February 2, 2005

Scientist: Global Warming Hurts Africa Most

LONDON (AP) -- Rising global temperatures will hit Africa's poor the hardest, reducing their ability to deal with disease, feed themselves and earn a living, a scientist told an international conference on climate change Wednesday.

In a paper presented to a gathering of environmental scientists in Exeter, southwest England, Anthony Nyong, a scientist from the University of Jos, Nigeria, said that in Africa global warming would increase the incidence of floods and drought, contributing to increased levels of disease transmission.

"Industrialized countries need to rapidly speed up their effort to cut down on greenhouse gas emissions to avoid dangerous climate change that will have a disproportionate impact on Africa's people," Nyong said.

Catrina Cardoso, a climate change expert from the World Wide Fund for Nature, said warming of up to 35.6 degrees Fahrenheit (2 degrees Celsius) would have an impact on Africa's fragile ecosystem.

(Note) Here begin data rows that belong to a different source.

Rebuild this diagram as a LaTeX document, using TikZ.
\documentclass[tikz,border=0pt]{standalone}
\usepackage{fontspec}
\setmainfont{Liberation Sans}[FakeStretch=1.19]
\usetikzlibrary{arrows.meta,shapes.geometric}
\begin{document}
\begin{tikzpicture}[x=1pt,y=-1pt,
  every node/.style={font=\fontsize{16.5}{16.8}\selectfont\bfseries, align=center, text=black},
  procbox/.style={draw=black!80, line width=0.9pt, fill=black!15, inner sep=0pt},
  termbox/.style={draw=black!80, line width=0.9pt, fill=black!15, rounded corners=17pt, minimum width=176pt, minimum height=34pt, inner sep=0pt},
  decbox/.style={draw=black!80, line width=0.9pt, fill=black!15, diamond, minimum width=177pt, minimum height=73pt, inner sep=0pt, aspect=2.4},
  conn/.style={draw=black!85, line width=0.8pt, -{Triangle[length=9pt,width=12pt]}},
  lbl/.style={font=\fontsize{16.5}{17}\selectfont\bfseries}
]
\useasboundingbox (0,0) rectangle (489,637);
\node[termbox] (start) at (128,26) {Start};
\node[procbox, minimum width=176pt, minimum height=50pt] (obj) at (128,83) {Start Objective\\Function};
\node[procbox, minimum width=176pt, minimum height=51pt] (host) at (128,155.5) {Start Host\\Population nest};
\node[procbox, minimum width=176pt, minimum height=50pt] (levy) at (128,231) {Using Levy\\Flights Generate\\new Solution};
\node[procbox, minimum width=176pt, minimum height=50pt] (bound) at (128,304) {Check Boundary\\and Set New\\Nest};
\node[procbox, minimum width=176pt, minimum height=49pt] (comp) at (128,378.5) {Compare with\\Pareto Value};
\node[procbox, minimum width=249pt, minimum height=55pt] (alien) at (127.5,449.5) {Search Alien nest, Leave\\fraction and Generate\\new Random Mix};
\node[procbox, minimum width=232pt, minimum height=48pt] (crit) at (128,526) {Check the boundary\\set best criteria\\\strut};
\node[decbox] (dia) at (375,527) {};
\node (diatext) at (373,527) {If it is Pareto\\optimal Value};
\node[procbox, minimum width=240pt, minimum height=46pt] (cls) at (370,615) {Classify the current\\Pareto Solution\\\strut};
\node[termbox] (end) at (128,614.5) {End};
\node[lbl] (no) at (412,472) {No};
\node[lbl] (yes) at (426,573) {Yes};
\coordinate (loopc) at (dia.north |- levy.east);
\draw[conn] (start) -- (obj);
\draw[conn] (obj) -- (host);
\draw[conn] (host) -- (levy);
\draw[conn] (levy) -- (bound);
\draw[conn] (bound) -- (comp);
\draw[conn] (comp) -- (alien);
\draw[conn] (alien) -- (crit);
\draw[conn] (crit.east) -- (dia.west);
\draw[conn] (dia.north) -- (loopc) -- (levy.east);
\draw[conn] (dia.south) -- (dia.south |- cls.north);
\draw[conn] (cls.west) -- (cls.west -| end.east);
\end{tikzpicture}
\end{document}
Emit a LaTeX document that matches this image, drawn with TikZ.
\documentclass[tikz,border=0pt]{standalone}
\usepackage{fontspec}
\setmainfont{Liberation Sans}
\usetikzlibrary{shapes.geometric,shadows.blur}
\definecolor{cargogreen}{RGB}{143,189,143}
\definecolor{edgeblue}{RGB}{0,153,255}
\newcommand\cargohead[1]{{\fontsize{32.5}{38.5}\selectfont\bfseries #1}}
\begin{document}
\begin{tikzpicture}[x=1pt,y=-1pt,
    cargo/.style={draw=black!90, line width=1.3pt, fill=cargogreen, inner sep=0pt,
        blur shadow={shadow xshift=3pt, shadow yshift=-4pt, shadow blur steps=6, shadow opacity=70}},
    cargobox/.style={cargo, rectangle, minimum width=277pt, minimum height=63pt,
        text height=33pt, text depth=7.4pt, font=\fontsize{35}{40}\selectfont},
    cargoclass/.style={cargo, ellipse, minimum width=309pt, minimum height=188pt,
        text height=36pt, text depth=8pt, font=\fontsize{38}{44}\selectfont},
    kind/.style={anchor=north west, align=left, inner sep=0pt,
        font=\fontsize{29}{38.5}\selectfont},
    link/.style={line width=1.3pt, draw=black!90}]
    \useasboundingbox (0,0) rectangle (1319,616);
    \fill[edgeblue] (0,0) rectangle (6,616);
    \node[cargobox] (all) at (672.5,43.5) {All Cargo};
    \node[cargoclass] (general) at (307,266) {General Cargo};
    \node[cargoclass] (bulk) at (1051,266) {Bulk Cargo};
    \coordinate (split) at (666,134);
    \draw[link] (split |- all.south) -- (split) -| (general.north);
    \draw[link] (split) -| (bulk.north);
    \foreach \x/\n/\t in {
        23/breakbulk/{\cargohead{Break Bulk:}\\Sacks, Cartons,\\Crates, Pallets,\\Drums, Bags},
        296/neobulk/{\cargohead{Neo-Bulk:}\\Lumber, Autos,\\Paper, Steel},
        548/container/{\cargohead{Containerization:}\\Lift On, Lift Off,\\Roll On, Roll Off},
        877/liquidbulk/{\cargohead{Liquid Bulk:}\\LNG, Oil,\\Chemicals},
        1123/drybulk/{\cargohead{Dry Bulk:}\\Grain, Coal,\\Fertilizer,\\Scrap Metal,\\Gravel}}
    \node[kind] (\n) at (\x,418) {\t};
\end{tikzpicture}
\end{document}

"If global warming is not tackled, the viability of millions of people's livelihoods in Africa will be undermined," Cardoso said. "Without significant new resources, millions of others won't be able to adapt to changes that are already happening."

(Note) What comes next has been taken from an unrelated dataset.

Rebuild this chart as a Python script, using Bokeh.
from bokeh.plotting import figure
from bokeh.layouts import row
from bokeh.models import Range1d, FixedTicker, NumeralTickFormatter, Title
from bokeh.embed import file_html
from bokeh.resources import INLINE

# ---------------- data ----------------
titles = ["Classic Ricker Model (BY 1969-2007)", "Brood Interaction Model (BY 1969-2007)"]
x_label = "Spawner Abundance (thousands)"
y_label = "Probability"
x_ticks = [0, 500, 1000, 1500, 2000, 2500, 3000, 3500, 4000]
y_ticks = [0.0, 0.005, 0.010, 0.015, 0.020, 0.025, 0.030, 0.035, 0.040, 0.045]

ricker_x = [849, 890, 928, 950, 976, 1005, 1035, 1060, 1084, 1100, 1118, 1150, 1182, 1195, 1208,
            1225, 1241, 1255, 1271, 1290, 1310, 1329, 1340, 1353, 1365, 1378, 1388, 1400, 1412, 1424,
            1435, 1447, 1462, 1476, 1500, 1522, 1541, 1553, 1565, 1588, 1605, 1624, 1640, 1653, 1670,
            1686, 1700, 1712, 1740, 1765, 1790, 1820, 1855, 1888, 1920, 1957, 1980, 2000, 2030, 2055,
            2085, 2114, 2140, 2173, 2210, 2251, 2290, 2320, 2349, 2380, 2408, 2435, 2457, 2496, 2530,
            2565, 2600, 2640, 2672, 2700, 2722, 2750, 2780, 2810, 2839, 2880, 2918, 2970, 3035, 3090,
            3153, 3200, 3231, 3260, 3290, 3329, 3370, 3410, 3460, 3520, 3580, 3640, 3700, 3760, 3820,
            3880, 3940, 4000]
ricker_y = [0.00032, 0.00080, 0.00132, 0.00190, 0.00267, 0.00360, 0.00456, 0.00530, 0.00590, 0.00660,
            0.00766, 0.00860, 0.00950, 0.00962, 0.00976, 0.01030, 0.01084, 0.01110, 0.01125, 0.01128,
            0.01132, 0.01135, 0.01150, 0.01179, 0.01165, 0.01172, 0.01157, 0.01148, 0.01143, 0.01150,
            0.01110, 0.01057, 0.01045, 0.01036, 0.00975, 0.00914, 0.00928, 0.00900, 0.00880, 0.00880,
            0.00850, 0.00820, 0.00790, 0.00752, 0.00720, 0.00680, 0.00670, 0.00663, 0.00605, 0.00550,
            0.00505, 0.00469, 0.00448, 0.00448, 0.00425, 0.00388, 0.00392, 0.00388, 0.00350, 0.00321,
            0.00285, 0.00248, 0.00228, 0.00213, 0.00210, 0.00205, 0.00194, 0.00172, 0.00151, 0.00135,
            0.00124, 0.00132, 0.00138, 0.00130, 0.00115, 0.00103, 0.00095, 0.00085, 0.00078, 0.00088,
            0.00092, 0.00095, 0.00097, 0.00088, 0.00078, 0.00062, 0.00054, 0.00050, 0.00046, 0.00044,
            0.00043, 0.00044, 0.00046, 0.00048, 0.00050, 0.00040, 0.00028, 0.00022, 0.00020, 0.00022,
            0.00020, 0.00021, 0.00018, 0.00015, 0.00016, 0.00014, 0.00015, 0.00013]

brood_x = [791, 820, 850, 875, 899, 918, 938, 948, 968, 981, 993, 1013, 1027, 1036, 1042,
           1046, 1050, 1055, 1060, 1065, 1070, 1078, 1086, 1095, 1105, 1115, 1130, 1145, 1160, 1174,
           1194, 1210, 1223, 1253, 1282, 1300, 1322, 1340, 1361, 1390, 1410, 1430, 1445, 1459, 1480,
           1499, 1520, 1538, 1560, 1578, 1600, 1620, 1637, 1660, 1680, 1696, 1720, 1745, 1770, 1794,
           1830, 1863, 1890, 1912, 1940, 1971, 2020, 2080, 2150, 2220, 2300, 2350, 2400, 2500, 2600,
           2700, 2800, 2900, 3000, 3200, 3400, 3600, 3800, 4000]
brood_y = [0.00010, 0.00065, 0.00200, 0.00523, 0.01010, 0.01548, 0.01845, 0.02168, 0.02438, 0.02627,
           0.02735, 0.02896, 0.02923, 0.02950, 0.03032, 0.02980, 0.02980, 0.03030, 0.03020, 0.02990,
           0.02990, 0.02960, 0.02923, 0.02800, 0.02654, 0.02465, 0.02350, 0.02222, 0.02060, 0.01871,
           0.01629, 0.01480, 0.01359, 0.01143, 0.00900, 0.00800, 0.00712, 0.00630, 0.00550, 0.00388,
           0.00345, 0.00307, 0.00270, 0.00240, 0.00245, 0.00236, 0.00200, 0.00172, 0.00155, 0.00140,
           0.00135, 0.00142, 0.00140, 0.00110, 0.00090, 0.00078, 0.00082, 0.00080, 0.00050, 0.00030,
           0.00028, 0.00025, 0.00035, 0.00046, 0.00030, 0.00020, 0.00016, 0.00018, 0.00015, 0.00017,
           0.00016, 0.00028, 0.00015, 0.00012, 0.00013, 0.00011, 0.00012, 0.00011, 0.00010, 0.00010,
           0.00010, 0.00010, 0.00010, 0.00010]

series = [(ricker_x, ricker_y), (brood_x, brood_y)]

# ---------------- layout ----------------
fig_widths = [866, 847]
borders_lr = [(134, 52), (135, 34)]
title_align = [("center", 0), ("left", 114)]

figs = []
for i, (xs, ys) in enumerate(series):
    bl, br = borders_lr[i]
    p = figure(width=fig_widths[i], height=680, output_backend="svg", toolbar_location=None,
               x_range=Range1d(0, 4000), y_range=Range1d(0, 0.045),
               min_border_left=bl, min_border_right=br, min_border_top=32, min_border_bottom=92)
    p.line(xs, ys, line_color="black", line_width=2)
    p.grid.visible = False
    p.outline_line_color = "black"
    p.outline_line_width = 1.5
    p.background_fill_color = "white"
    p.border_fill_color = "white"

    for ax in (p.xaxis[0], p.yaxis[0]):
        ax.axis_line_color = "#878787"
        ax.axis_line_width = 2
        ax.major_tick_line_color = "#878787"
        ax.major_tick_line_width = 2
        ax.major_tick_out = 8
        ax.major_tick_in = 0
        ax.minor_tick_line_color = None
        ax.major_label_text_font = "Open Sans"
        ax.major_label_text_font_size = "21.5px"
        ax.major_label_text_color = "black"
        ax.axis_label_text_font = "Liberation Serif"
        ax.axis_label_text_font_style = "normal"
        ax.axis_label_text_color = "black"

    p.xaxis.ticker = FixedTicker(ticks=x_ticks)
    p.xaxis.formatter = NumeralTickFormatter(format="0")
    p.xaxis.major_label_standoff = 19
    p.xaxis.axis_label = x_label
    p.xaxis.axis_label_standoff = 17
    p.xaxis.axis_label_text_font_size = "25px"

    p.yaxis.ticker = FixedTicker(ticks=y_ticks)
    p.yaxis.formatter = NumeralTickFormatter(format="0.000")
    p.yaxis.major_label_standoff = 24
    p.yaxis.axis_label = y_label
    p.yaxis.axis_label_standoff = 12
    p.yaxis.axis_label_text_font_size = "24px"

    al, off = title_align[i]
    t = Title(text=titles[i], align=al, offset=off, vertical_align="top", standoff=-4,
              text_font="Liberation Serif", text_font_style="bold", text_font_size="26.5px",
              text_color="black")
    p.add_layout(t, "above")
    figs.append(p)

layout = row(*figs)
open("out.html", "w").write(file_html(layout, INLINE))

Climate change would also reduce African people's ability to tackle illness, by wiping out plant species used for traditional medicines, Cardoso said.

By the 2080s, climate change is expected to place an additional 80 million to 120 million people at risk of hunger, with 70 percent to 80 percent of them living in Africa. The hardest hit will be poor people living in areas with low agricultural productivity who depend on genetic species and ecosystem diversity to feed themselves and support their livelihoods.

The environmental conference, which has drawn leading climate scientists from Europe, Asia, African and America, is an initiative of the British government, which has made tackling global warming a priority for its chairmanship of the G-8 this year.

The government hopes the conference, which ends Thursday, will lead to a new international consensus on the threat posed by rising temperatures.